## REQUIRED WORK
Copy the lines holding the word "matplotlib", all of them.

## DATASET EXTRACT
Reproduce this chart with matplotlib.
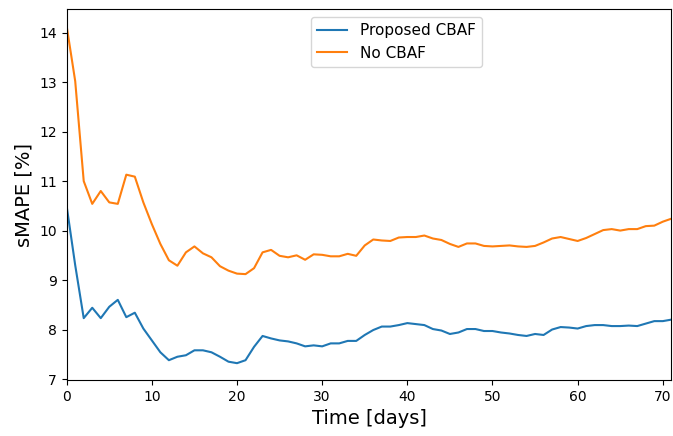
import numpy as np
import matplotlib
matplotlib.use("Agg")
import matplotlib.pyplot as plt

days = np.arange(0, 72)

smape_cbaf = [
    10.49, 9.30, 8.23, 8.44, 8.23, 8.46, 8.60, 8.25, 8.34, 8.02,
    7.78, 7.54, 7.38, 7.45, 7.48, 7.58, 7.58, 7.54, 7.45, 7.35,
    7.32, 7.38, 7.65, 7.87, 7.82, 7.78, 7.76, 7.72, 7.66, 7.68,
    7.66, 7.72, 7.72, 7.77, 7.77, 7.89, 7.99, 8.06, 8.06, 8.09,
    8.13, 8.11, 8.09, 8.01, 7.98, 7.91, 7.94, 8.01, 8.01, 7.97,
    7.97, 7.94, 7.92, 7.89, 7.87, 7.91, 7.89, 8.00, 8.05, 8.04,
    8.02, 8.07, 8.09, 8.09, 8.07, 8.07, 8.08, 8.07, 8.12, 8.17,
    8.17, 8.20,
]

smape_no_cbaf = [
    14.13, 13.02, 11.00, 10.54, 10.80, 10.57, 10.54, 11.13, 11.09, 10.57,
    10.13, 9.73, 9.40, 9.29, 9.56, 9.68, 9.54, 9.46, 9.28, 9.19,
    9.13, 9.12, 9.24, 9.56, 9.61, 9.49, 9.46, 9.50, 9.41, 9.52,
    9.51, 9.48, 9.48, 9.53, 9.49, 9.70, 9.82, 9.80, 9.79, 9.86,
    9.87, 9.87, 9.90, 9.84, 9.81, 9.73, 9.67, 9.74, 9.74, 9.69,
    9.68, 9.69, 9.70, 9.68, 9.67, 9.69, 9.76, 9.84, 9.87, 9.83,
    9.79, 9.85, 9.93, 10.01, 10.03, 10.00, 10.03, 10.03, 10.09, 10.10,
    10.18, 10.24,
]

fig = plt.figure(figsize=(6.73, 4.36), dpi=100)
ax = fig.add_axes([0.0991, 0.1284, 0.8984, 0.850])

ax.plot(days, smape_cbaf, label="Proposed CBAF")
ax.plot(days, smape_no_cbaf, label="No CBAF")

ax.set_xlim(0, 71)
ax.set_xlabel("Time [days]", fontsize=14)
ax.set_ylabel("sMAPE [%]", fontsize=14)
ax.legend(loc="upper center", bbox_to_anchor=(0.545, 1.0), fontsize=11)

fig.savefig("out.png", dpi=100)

## WRITTEN ANSWER
Reproduce this chart with matplotlib.
import matplotlib
matplotlib.use("Agg")
import matplotlib.pyplot as plt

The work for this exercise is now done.